Shadow is the team whose legacy is in inverse proportion to its meagre tally of eight race wins and a single series championship. Pete Lyons tells us the story of innovation, showmanship, expertise, tragedy, betrayal and the occasional success, and he tells it beautifully, in the style that first beguiled many of us half a century ago. Ultimately, this book is about one man, the old guy who took time out from curating his hoard of memorabilia and machinery in a warehouse in Salinas, CA to talk about his past to a guy named Pete. It’s not a cheap book, but it is a damn good one!
Let me leave you with a final thought.
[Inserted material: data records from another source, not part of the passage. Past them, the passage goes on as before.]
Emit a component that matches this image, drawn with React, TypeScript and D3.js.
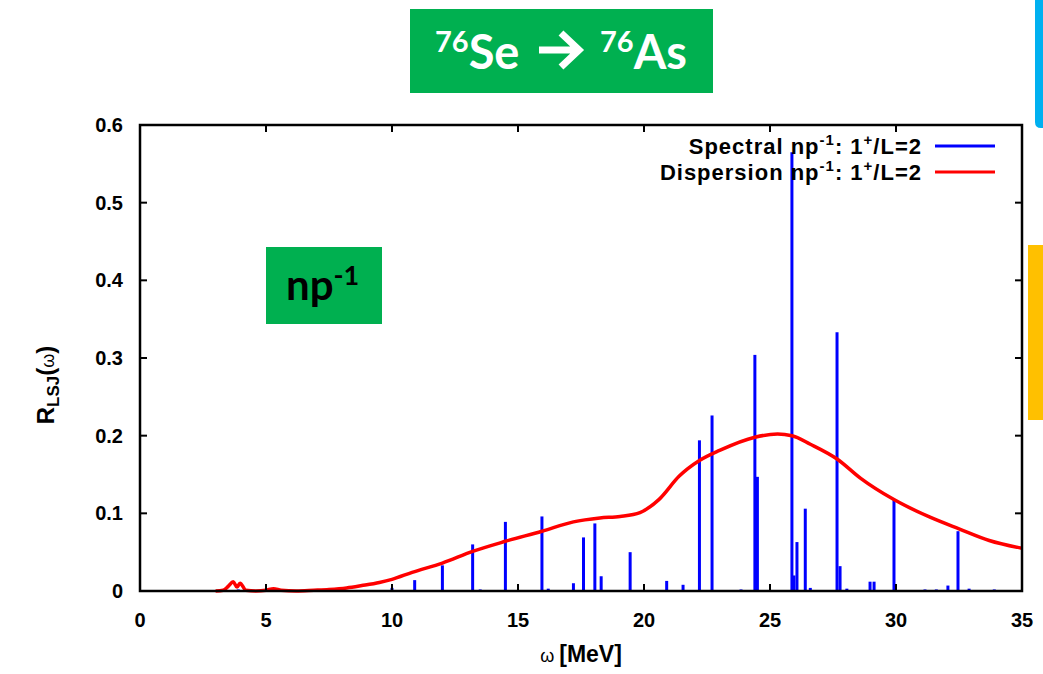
import React, { useEffect, useRef } from 'react';
import * as d3 from 'd3';

// spectral lines (omega in MeV, strength)
const spikeOmega = [3.9, 10.0, 10.9, 12.0, 13.2, 13.5, 14.5, 15.95, 16.2, 17.2, 17.6, 18.05, 18.3, 19.45, 20.9, 21.55, 22.2, 22.7, 23.85, 24.4, 24.5, 25.87, 25.95, 26.07, 26.4, 26.6, 27.66, 27.78, 28.05, 28.97, 29.13, 29.92, 31.15, 31.6, 32.06, 32.46, 32.9, 33.9];
const spikeValue = [0.002, 0.004, 0.014, 0.033, 0.06, 0.002, 0.089, 0.096, 0.003, 0.01, 0.069, 0.087, 0.019, 0.05, 0.013, 0.008, 0.194, 0.226, 0.002, 0.304, 0.147, 0.565, 0.02, 0.063, 0.106, 0.004, 0.333, 0.032, 0.003, 0.012, 0.012, 0.117, 0.002, 0.002, 0.007, 0.077, 0.003, 0.002];

// dispersion curve
const curveOmega = [3.0, 3.3, 3.5, 3.7, 3.85, 3.97, 4.2, 4.6, 5.0, 5.3, 5.6, 6.2, 6.9, 7.5, 8.2, 8.8, 9.5, 10.0, 10.8, 12.0, 13.2, 14.5, 15.95, 17.2, 18.25, 19.05, 19.84, 20.6, 21.4, 22.2, 23.0, 24.4, 25.3, 25.87, 26.6, 27.66, 28.6, 29.9, 31.35, 32.5, 33.7, 35.0];
const curveValue = [0.0, 0.001, 0.006, 0.012, 0.005, 0.01, 0.001, 0.0, 0.001, 0.003, 0.001, 0.0, 0.001, 0.002, 0.004, 0.007, 0.011, 0.015, 0.024, 0.036, 0.051, 0.064, 0.077, 0.089, 0.094, 0.096, 0.101, 0.118, 0.148, 0.168, 0.181, 0.198, 0.202, 0.2, 0.189, 0.17, 0.145, 0.118, 0.095, 0.08, 0.065, 0.055];

const xTicks = [0, 5, 10, 15, 20, 25, 30, 35];
const yTicks = [0, 0.1, 0.2, 0.3, 0.4, 0.5, 0.6];

const App = () => {
  const ref = useRef<SVGSVGElement>(null);

  useEffect(() => {
    if (!ref.current) return;
    const svg = d3.select(ref.current);
    svg.selectAll('*').remove();

    const left = 140, right = 1022, top = 125, bottom = 591;
    const x = d3.scaleLinear().domain([0, 35]).range([left, right]);
    const y = d3.scaleLinear().domain([0, 0.6]).range([bottom, top]);
    const font = "'Liberation Sans', Arial, sans-serif";
    const titleFont = "Lato, 'Open Sans', sans-serif";

    svg.append('rect').attr('width', 1043).attr('height', 674).attr('fill', '#fff');

    // side decorations
    svg.append('path')
      .attr('d', 'M1035,0 H1043 V128 H1041 Q1035,128 1035,122 Z')
      .attr('fill', '#00b0f0');
    svg.append('rect').attr('x', 1028).attr('y', 245).attr('width', 15).attr('height', 175).attr('fill', '#ffc000');

    // title box
    svg.append('rect').attr('x', 410).attr('y', 9).attr('width', 303).attr('height', 84).attr('fill', '#00b050');
    const addNuc = (x0: number, sym: string) => {
      const t = svg.append('text')
        .attr('x', x0).attr('y', 69)
        .attr('fill', '#fff')
        .style('font-family', titleFont)
        .style('font-weight', 700)
        .style('font-size', '47px');
      t.append('tspan').attr('dy', -17).style('font-size', '29px').text('76');
      t.append('tspan').attr('dy', 17).text(sym);
    };
    addNuc(435, 'Se');
    addNuc(600, 'As');
    svg.append('path')
      .attr('d', 'M539,50 H578 M561,33 L579,50 L561,67')
      .attr('fill', 'none')
      .attr('stroke', '#fff')
      .attr('stroke-width', 7)
      .attr('stroke-linejoin', 'miter');

    // np^-1 box
    svg.append('rect').attr('x', 266).attr('y', 247).attr('width', 116).attr('height', 77).attr('fill', '#00b050');
    const np = svg.append('text')
      .attr('x', 286).attr('y', 300)
      .attr('fill', '#000')
      .style('font-family', titleFont)
      .style('font-weight', 700)
      .style('font-size', '42px');
    np.append('tspan').text('np');
    np.append('tspan').attr('dy', -15).style('font-size', '27px').text('-1');

    // data
    const g = svg.append('g');
    g.selectAll('line.spike')
      .data(spikeOmega.map((w, i) => ({ w, v: spikeValue[i] })))
      .enter()
      .append('line')
      .attr('class', 'spike')
      .attr('x1', d => x(d.w)).attr('x2', d => x(d.w))
      .attr('y1', y(0)).attr('y2', d => y(d.v))
      .attr('stroke', '#0000ff')
      .attr('stroke-width', 3);

    const line = d3.line<number>()
      .x((d, i) => x(curveOmega[i]))
      .y(d => y(d))
      .curve(d3.curveMonotoneX);
    g.append('path')
      .attr('d', line(curveValue))
      .attr('fill', 'none')
      .attr('stroke', '#ff0000')
      .attr('stroke-width', 3.5);

    // frame + inward ticks
    svg.append('rect')
      .attr('x', left).attr('y', top)
      .attr('width', right - left).attr('height', bottom - top)
      .attr('fill', 'none').attr('stroke', '#000').attr('stroke-width', 2.5);
    xTicks.slice(1, -1).forEach(t => {
      svg.append('line').attr('x1', x(t)).attr('x2', x(t)).attr('y1', bottom).attr('y2', bottom - 7).attr('stroke', '#000').attr('stroke-width', 2);
      svg.append('line').attr('x1', x(t)).attr('x2', x(t)).attr('y1', top).attr('y2', top + 7).attr('stroke', '#000').attr('stroke-width', 2);
    });
    yTicks.slice(1, -1).forEach(t => {
      svg.append('line').attr('x1', left).attr('x2', left + 7).attr('y1', y(t)).attr('y2', y(t)).attr('stroke', '#000').attr('stroke-width', 2);
      svg.append('line').attr('x1', right).attr('x2', right - 7).attr('y1', y(t)).attr('y2', y(t)).attr('stroke', '#000').attr('stroke-width', 2);
    });

    // tick labels
    svg.selectAll('text.xt').data(xTicks).enter().append('text')
      .attr('class', 'xt')
      .attr('x', d => x(d)).attr('y', 627)
      .attr('text-anchor', 'middle')
      .style('font-family', font).style('font-weight', 700).style('font-size', '20px')
      .text(d => d);
    svg.selectAll('text.yt').data(yTicks).enter().append('text')
      .attr('class', 'yt')
      .attr('x', 123).attr('y', d => y(d) + 7)
      .attr('text-anchor', 'end')
      .style('font-family', font).style('font-weight', 700).style('font-size', '20px')
      .text(d => (d === 0 ? '0' : d3.format('.1f')(d)));

    // axis titles
    const xl = svg.append('text')
      .attr('x', 581).attr('y', 662)
      .attr('text-anchor', 'middle')
      .style('font-family', font).style('font-weight', 700).style('font-size', '23px');
    xl.append('tspan').style('font-size', '18px').style('font-weight', 400).text('\u03c9 ');
    xl.append('tspan').text('[MeV]');

    const yl = svg.append('text')
      .attr('transform', 'translate(54,385) rotate(-90)')
      .attr('text-anchor', 'middle')
      .style('font-family', font).style('font-weight', 700).style('font-size', '24px');
    yl.append('tspan').text('R');
    yl.append('tspan').attr('dy', 5).style('font-size', '17px').text('LSJ');
    yl.append('tspan').attr('dy', -5).text('(');
    yl.append('tspan').style('font-size', '18px').style('font-weight', 400).text('\u03c9');
    yl.append('tspan').text(')');

    // legend
    const legend = [
      { label: 'Spectral', color: '#0000ff' },
      { label: 'Dispersion', color: '#ff0000' },
    ];
    legend.forEach((l, i) => {
      const ly = 146 + i * 26;
      const t = svg.append('text')
        .attr('x', 922).attr('y', ly + 8)
        .attr('text-anchor', 'end')
        .style('font-family', font).style('font-weight', 700).style('font-size', '22px')
        .style('letter-spacing', '1px');
      t.append('tspan').text(`${l.label} np`);
      t.append('tspan').attr('dy', -9).style('font-size', '15px').text('-1');
      t.append('tspan').attr('dy', 9).text(': 1');
      t.append('tspan').attr('dy', -9).style('font-size', '15px').text('+');
      t.append('tspan').attr('dy', 9).text('/L=2');
      svg.append('line').attr('x1', 935).attr('x2', 995).attr('y1', ly).attr('y2', ly)
        .attr('stroke', l.color).attr('stroke-width', 3);
    });
  }, []);

  return (
    <svg ref={ref} width={1043} height={674}
      style={{ position: 'absolute', left: 0, top: 0, display: 'block' }} />
  );
};

export default App;
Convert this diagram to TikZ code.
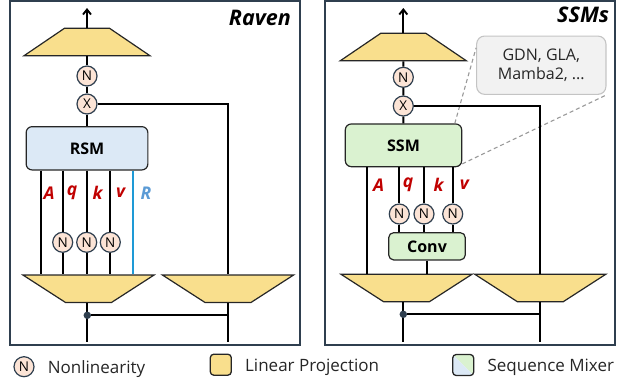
\documentclass[tikz,border=0pt]{standalone}
\usepackage{fontspec}
\setmainfont{Open Sans}
\usetikzlibrary{arrows.meta,positioning,calc,shapes.geometric}
\definecolor{Edge}{HTML}{2F3F4F}
\definecolor{Ink}{HTML}{262626}
\definecolor{Gold}{HTML}{F9DF8D}
\definecolor{Peach}{HTML}{FCE4D6}
\definecolor{RsmFill}{HTML}{DCE9F6}
\definecolor{SsmFill}{HTML}{DAF2D0}
\definecolor{Gate}{HTML}{C00000}
\definecolor{Retain}{HTML}{5B9BD5}
\definecolor{RetainLine}{HTML}{1E9AD6}
\definecolor{NoteFill}{HTML}{F2F2F2}
\definecolor{NoteEdge}{HTML}{C4C4C4}
\tikzset{
  panel/.style={draw=Edge,line width=1.5pt},
  wire/.style={draw=black,line width=1.9pt},
  proj/.style={trapezium,trapezium angle=48,trapezium stretches=true,draw=Ink,fill=Gold,line width=1.2pt,minimum width=126pt,minimum height=27.5pt,inner sep=1pt},
  projdown/.style={proj,trapezium angle=47,minimum width=131pt,shape border rotate=180},
  nl/.style={circle,draw=Edge,fill=Peach,line width=1.2pt,minimum size=20pt,inner sep=0pt,font=\fontsize{13.5}{14}\selectfont},
  mixer/.style={draw=Ink,rounded corners=6pt,line width=1.2pt,font=\fontsize{16}{18}\selectfont\bfseries},
  lbl/.style={font=\fontsize{17.5}{18}\selectfont\bfseries\itshape,text=Gate,inner sep=0pt},
  title/.style={font=\fontsize{21.5}{24}\selectfont\bfseries\itshape,anchor=east,inner sep=0pt},
  note/.style={draw=NoteEdge,fill=NoteFill,rounded corners=8pt,line width=1.1pt,align=center,text=Ink,font=\fontsize{16}{19.5}\selectfont},
  callout/.style={draw=black!40,line width=1.1pt,dash pattern=on 4pt off 3pt},
  joint/.style={circle,fill=Edge,inner sep=0pt,minimum size=7.5pt},
  legbox/.style={draw=Ink,line width=1.3pt,rounded corners=3.5pt,minimum width=21pt,minimum height=21pt,inner sep=0pt},
  legend/.style={font=\fontsize{17}{20}\selectfont,inner sep=0pt,text=Ink,yshift=-2.5pt},
  up/.style={wire,-{Straight Barb[length=5pt,width=8pt]}}
}
\begin{document}
\begin{tikzpicture}[x=1pt,y=-1pt]
\useasboundingbox (0,0) rectangle (632,381);

% Raven block
\draw[panel] (10,1) rectangle (300,345);
\node[title] (ravenT) at (291,17.5) {Raven};
\node[proj] (outL) at (87,42) {};
\coordinate (topL) at (87,8);
\node[nl] (nL) at (87,76) {N};
\node[nl] (xL) at (87,104) {X};
\node[mixer,fill=RsmFill,minimum width=121.7pt,minimum height=43.3pt] (rsm) at (87,148.3) {RSM};
\node[projdown] (projL) at (88.5,288.8) {};
\node[projdown] (gateL) at (228,288.8) {};
\draw[up] (outL.north) -- (topL);
\draw[wire] (outL) -- (nL) -- (xL) -- (rsm);
\draw[wire] (xL) -| (gateL);
\foreach \nm/\x in {A/40.7,q/62.7,k/86.7,v/110.3,R/133.3}
  \coordinate (w\nm L) at (\x,170);
\draw[wire] (rsm.south -| wAL) -- (wAL |- projL.north);
\draw[wire,draw=RetainLine] (rsm.south -| wRL) -- (wRL |- projL.north);
\foreach \nm in {q,k,v}{
  \node[nl] (n\nm L) at (w\nm L |- 0,242.3) {N};
  \draw[wire] (rsm.south -| n\nm L) -- (n\nm L) -- (n\nm L |- projL.north);
}
\node[lbl] (aL) at (49.2,193) {A};
\node[lbl] (qL) at (72,193) {q};
\node[lbl] (kL) at (97.5,193) {k};
\node[lbl] (vL) at (120.5,193) {v};
\node[lbl,text=Retain] (rL) at (146,193) {R};
\coordinate (inL) at (87.3,341.7);
\draw[wire] (inL) -- (inL |- projL.south);
\draw[wire] (gateL.south) -- (gateL.south |- inL);
\node[joint] (jL) at (87.3,315.3) {};
\draw[wire] (jL) -- (jL -| gateL);

% SSM block
\draw[panel] (325,1) rectangle (615,345);
\node[title] (ssmT) at (609.3,15.3) {SSMs};
\node[proj] (outR) at (403.3,47) {};
\coordinate (topR) at (403.3,8);
\node[nl] (nR) at (403.3,77.3) {N};
\node[nl] (xR) at (403.3,106) {X};
\node[mixer,fill=SsmFill,minimum width=116.4pt,minimum height=42.7pt] (ssm) at (403.5,145.3) {SSM};
\node[note,minimum width=129.3pt,minimum height=58.3pt] (gdn) at (541.3,65.2) {GDN, GLA,\\Mamba2, ...};
\draw[callout] ($(ssm.north east)+(-7.5,0)$) -- ($(gdn.north west)+(0,12.3)$);
\draw[callout] ($(ssm.south east)+(0,-3.4)$) -- (gdn.south east);
\node[projdown] (projR) at (406.5,288) {};
\node[projdown] (gateR) at (540.3,288) {};
\node[mixer,fill=SsmFill,minimum width=76.6pt,minimum height=27.3pt,rounded corners=5pt] (conv) at (427,246.3) {Conv};
\draw[up] (outR.north) -- (topR);
\draw[wire] (outR) -- (nR) -- (xR) -- (ssm);
\draw[wire] (xR) -| (gateR);
\foreach \nm/\x in {A/367,q/399.3,k/424,v/452.7}
  \coordinate (w\nm R) at (\x,166.7);
\draw[wire] (ssm.south -| wAR) -- (wAR |- projR.north);
\foreach \nm in {q,k,v}{
  \node[nl] (n\nm R) at (w\nm R |- 0,214) {N};
  \draw[wire] (ssm.south -| n\nm R) -- (n\nm R) -- (n\nm R |- conv.north);
}
\draw[wire] (conv) -- (conv |- projR.north);
\node[lbl] (aR) at (378.5,185) {A};
\node[lbl] (qR) at (408,185) {q};
\node[lbl] (kR) at (438.5,185) {k};
\node[lbl] (vR) at (464.3,185) {v};
\coordinate (inR) at (403.3,341.7);
\draw[wire] (inR) -- (inR |- projR.south);
\draw[wire] (gateR.south) -- (gateR.south |- inR);
\node[joint] (jR) at (403.3,314.3) {};
\draw[wire] (jR) -- (jR -| gateR);

% legend
\node[nl] (legN) at (24,366.7) {N};
\node[legend,right=13pt of legN] (legNtxt) {Nonlinearity};
\node[legbox,fill=Gold] (legP) at (220.8,364.7) {};
\node[legend,right=13pt of legP] (legPtxt) {Linear Projection};
\node[legbox,path picture={
    \fill[SsmFill] (path picture bounding box.north west) -- (path picture bounding box.north east) -- (path picture bounding box.south east) -- cycle;
    \fill[RsmFill] (path picture bounding box.north west) -- (path picture bounding box.south west) -- (path picture bounding box.south east) -- cycle;
  }] (legM) at (463.2,365) {};
\node[legend,right=13pt of legM] (legMtxt) {Sequence Mixer};
\end{tikzpicture}
\end{document}
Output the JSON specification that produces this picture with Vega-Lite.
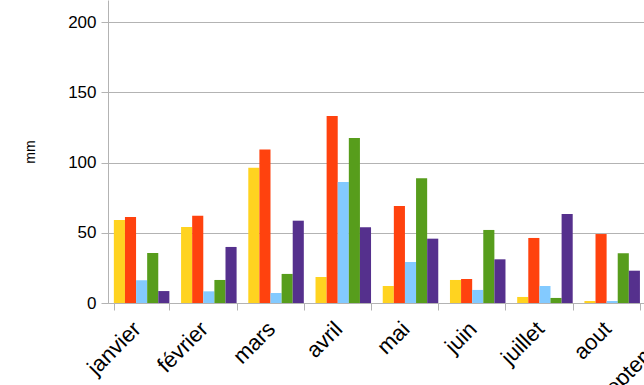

The UOP logo is the defining image we associate with the Shadow marque and the author tells us how Universal Oil Products was selected, almost by chance in 1971, as a possible sponsor. On page six of the book is a picture of Don Nichols in his old age, sporting a cap emblazoned simply “don.” Invert the picture and it reads “uop.” It isn’t quite nominative determinism, but it comes pretty close, and that is nothing less than we should expect from a man of mystery, right?